Education Towards Health
Waldorf education seeks to support the health of the learners so that they can optimally realise their highest potential as human beings. Health is meant in an holistic sense and not only in the sense of bodily well being. Questions of nutrition and a healthy home environment are frequent subjects of discussion at the parent evenings. There is a strong focus on providing specialised therapies, such as Curative Eurythmy that support children with barriers to learning.
Council coordinator assessing reading
Evaluation is part of a culture of educational quality development. The aim is that every aspect of the curriculum is regularly reviewed and evaluated. This is done both by the individual teacher and by the Faculty of Teachers. It is also done by the Federation Council, which conducts an annual survey of schools. The intention is to extend the scope of this from academic to other teaching and administrative standards.
All Waldorf Teachers are accountable to their colleagues and to the College of Teachers. The College is a responsible administrative body that performs similar functions to a headmaster of a school. It is accountable to the public, the Federation of Waldorf Schools and the Department of Education.

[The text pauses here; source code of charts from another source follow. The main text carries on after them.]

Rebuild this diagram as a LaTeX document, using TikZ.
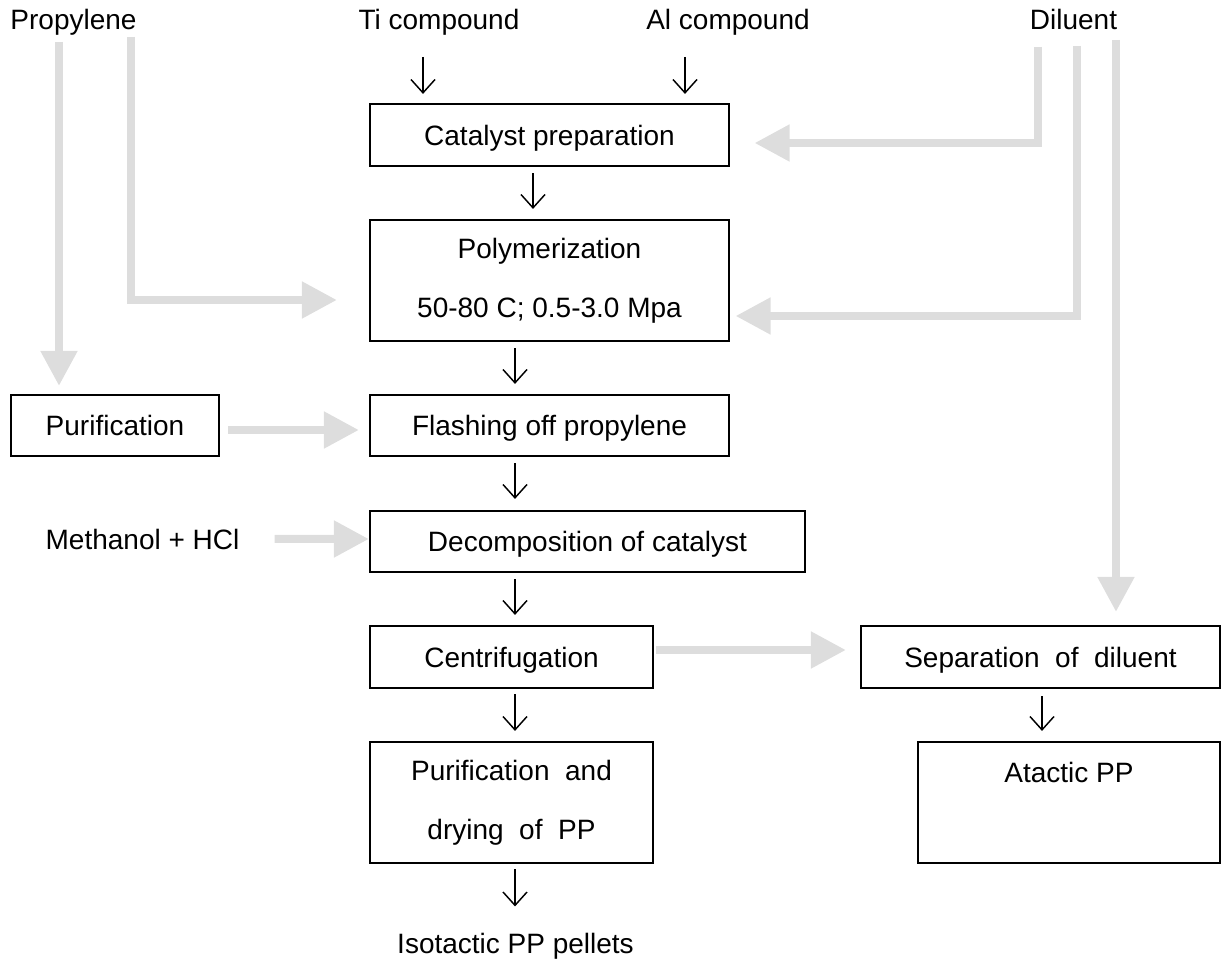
\documentclass[tikz,border=0pt]{standalone}
\usepackage{fontspec}
\setmainfont{Liberation Sans}
\usetikzlibrary{arrows.meta,calc}
\newdimen\pxu \pxu=0.75pt
\definecolor{flowgray}{RGB}{221,221,221}
\begin{document}
\begin{tikzpicture}[x=0.75pt,y=-0.75pt,
  box/.style={draw,line width=1.6pt,inner sep=0pt,font=\fontsize{21}{25}\selectfont},
  one/.style={text height=15.2pt,text depth=0pt},
  two/.style={align=center,font=\fontsize{21}{44.25}\selectfont},
  lbl/.style={inner sep=0pt,anchor=base,font=\fontsize{21}{25}\selectfont},
  blk/.style={line width=1.1pt,-{Straight Barb[length=10pt,width=18pt]}},
  flow/.style={draw=flowgray,line width=6pt,-{Triangle[length=26.25pt,width=26.25pt]}}
]
\useasboundingbox (0,0) rectangle (1222,962);

% boxes
\node[box,one,minimum width=359\pxu,minimum height=62\pxu] (cat) at (549.5,135) {Catalyst preparation};
\node[box,two,minimum width=359\pxu,minimum height=121\pxu] (poly) at (549.5,280.5) {Polymerization\\50-80 C; 0.5-3.0 Mpa};
\node[box,one,minimum width=359\pxu,minimum height=61\pxu] (flash) at (549.5,425.5) {Flashing off propylene};
\node[box,one,minimum width=435\pxu,minimum height=61\pxu] (decomp) at (587.5,541.5) {Decomposition of catalyst};
\node[box,one,minimum width=283\pxu,minimum height=62\pxu] (centri) at (511.5,657) {Centrifugation};
\node[box,two,minimum width=283\pxu,minimum height=121\pxu] (dry) at (511.5,802.5) {Purification\ \ and\\drying\ \ of\ \ PP};
\node[box,one,minimum width=208\pxu,minimum height=61\pxu] (pur) at (115,425.5) {Purification};
\node[box,one,minimum width=359\pxu,minimum height=62\pxu] (sep) at (1040.5,657) {Separation\ \ of\ \ diluent};
\node[box,minimum width=302\pxu,minimum height=121\pxu] (atac) at (1069,802.5) {};
\node[lbl] (atxt) at (1069,782) {Atactic PP};

% free labels
\node[lbl] (prop) at (73.5,30) {Propylene};
\node[lbl] (ti) at (439,30) {Ti compound};
\node[lbl] (al) at (728,30) {Al compound};
\node[lbl] (dil) at (1073.5,30) {Diluent};
\node[lbl] (meth) at (142.5,550) {Methanol + HCl};
\node[lbl] (iso) at (515.5,953) {Isotactic PP pellets};

% grey flow arrows
\coordinate (pl1) at (59,42);
\coordinate (pl2) at (131,37);
\coordinate (dl1) at (1038,47);
\coordinate (dl2) at (1077,46);
\coordinate (dl3) at (1116,40);
\draw[flow] (pl1) -- ($(pl1 |- pur.north)+(0,-8)$);
\draw[flow] (pl2) |- ($(poly.west)+(-32,19.5)$);
\draw[flow] (dl1) |- ($(cat.east)+(24.5,8)$);
\draw[flow] (dl2) |- ($(poly.east)+(5.5,35.5)$);
\draw[flow] (dl3) -- ($(dl3 |- sep.north)+(0,-13)$);
\draw[flow] ($(pur.east)+(8,4.5)$) -- ($(flash.west)+(-10,4.5)$);
\draw[flow] ($(meth.east)+(35,-1)$) -- ($(decomp.west)+(0,-2.5)$);
\draw[flow] ($(centri.east)+(2,-7)$) -- ($(sep.west)+(-14,-7)$);

% black arrows
\coordinate (tiin) at (423,57);
\coordinate (alin) at (685,57);
\draw[blk] (tiin) -- ($(tiin |- cat.north)+(0,-9)$);
\draw[blk] (alin) -- ($(alin |- cat.north)+(0,-9)$);
\draw[blk] ($(cat.south)+(-16.5,6)$) -- ($(poly.north)+(-16.5,-10)$);
\draw[blk] ($(poly.south)+(-34.5,6)$) -- ($(flash.north)+(-34.5,-10)$);
\draw[blk] ($(flash.south)+(-34.5,6)$) -- ($(decomp.north)+(-72.5,-11)$);
\draw[blk] ($(decomp.south)+(-72.5,6)$) -- ($(centri.north)+(3.5,-10)$);
\draw[blk] ($(centri.south)+(3.5,5)$) -- ($(dry.north)+(3.5,-10)$);
\draw[blk] ($(dry.south)+(3.5,5)$) -- ($(iso.north)+(-0.5,-26)$);
\draw[blk] ($(sep.south)+(1.5,7)$) -- ($(atac.north)+(-27,-10)$);
\end{tikzpicture}
\end{document}
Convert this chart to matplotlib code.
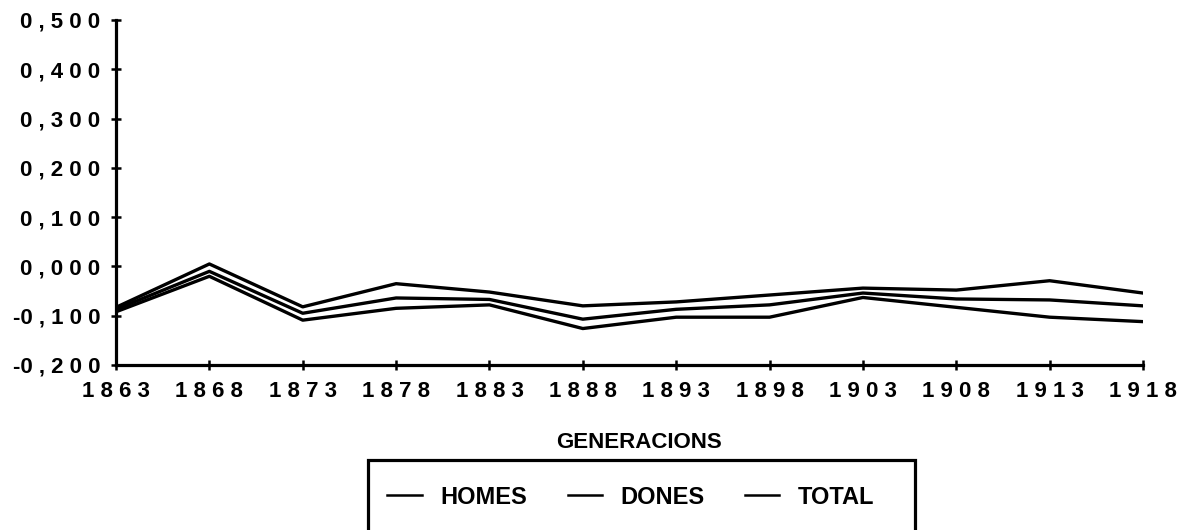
import matplotlib.pyplot as plt
from matplotlib.patches import Rectangle

# generaciones (eje x)
years = [1863, 1868, 1873, 1878, 1883, 1888, 1893, 1898, 1903, 1908, 1913, 1918]

# valores
homes = [-0.092, -0.020, -0.109, -0.085, -0.078, -0.126, -0.103, -0.103, -0.063, -0.083, -0.103, -0.112]
dones = [-0.083, 0.005, -0.082, -0.035, -0.052, -0.080, -0.072, -0.058, -0.044, -0.048, -0.029, -0.054]
total = [-0.087, -0.010, -0.095, -0.064, -0.067, -0.107, -0.087, -0.078, -0.054, -0.066, -0.068, -0.080]

y_ticks = [-0.2, -0.1, 0.0, 0.1, 0.2, 0.3, 0.4, 0.5]


def spaced(s):
    # separacion entre letras como en el original
    return " ".join(s)


def fmt(v):
    s = "{:.3f}".format(v).replace(".", ",")
    if s.startswith("-"):
        return "-" + spaced(s[1:])
    return spaced(s)


fig = plt.figure(figsize=(11.91, 5.30), dpi=100)
ax = fig.add_axes([116 / 1191, 1 - 365 / 530, 1027 / 1191, 345 / 530])

lw = 2.4
ax.plot(years, homes, color="black", lw=lw, label="HOMES")
ax.plot(years, dones, color="black", lw=lw, label="DONES")
ax.plot(years, total, color="black", lw=lw, label="TOTAL")

ax.set_xlim(years[0], years[-1])
ax.set_ylim(-0.2, 0.5)
ax.set_xticks(years)
ax.set_xticklabels([spaced(str(y)) for y in years])
ax.set_yticks(y_ticks)
ax.set_yticklabels([fmt(v) for v in y_ticks])

for side in ["top", "right"]:
    ax.spines[side].set_visible(False)
for side in ["left", "bottom"]:
    ax.spines[side].set_linewidth(2.3)
    ax.spines[side].set_capstyle("projecting")

ax.tick_params(axis="both", direction="inout", length=7, width=1.8, color="black")
ax.tick_params(axis="y", pad=8)
ax.tick_params(axis="x", pad=8)
for lab in ax.get_xticklabels() + ax.get_yticklabels():
    lab.set_fontfamily("Liberation Sans")
    lab.set_fontweight("bold")
    lab.set_fontsize(16)

ax.set_xlabel("GENERACIONS", fontfamily="Liberation Sans", fontweight="bold", fontsize=16)
ax.xaxis.set_label_coords((639 - 116) / 1027, (365 - 442) / 345)
ax.xaxis.label.set_va("center")

# marco de la leyenda (cortado por abajo)
fig.patches.append(Rectangle((368 / 1191, -0.1), 547 / 1191, 0.1 + 70 / 530,
                             transform=fig.transFigure, fill=False,
                             edgecolor="black", linewidth=2.3, clip_on=False))
leg = fig.legend(loc="center", bbox_to_anchor=(631 / 1191, 33 / 530), ncol=3, frameon=False,
                 handlelength=1.45, handletextpad=0.8, columnspacing=1.7,
                 prop={"family": "Liberation Sans", "weight": "bold", "size": 17})
for line in leg.get_lines():
    line.set_linewidth(1.8)

fig.savefig("out.png", dpi=100)
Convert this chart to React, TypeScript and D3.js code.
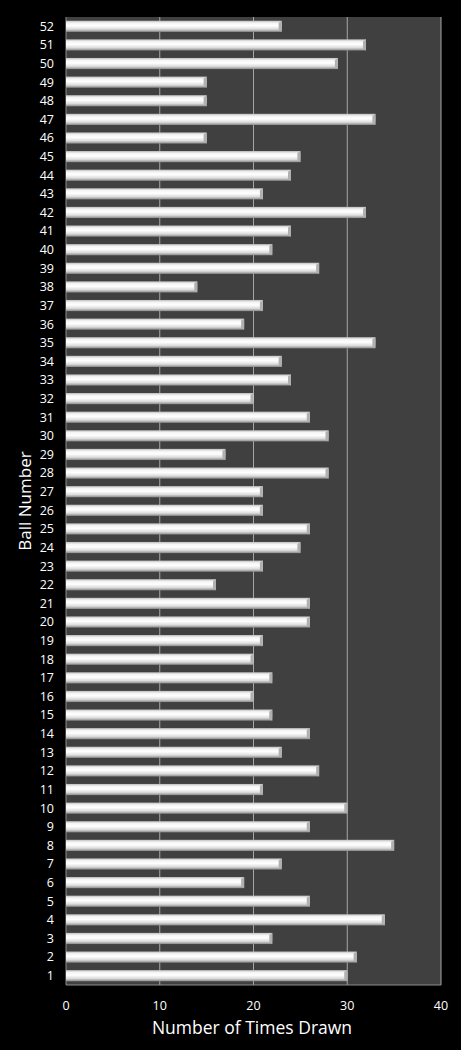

Social Awareness is Intrinsic to the Curriculum
The Mixed Class
In Waldorf schools obtaining a broad social mix is a basic principle of the work. It is generally considered desirable that we should live in a tolerant and compassionate society. The attitudes we develop about childhood lay the foundation for this. If social awareness rather than class or ethnic division is to be achieved, then school classes need to consist of children of many abilities and social contexts so that the learners can discover that everyone has an equal value regardless of their circumstances, gender, ethnic or religious background. This is a firmly upheld policy of Waldorf schools although; certain schools have serious financial strain because they do not have government subsidies.
Inner Commitment of the Teacher
Additionally Waldorf teachers are expected to develop a willingness to work on their own meditative life. They do this in a way in which learners are considered as individuals, so that a clearer conception is built up of what they will need in the next lesson. Such non-judgmental thoughts about other people have the potential of facilitating relationships and overcoming difficulties. The consistent effort of the teacher is to carefully observe the nature of the growing child in all aspects, to see the child as he or she can become. This opens doors for unlimited potential.
A fundamental component of the Waldorf curriculum is the inclusion Eurythmy as a subject. Exclusively taught in Waldorf schools, it is an art of movement that engages the whole human being, integrating bodily movement with movements that arise within the soul. These inner movements, that give rise to speech and music are transformed into outer movements. This has benefit for the individual child and also strongly develops a social consciousness, as the pupils work together in movement as a group.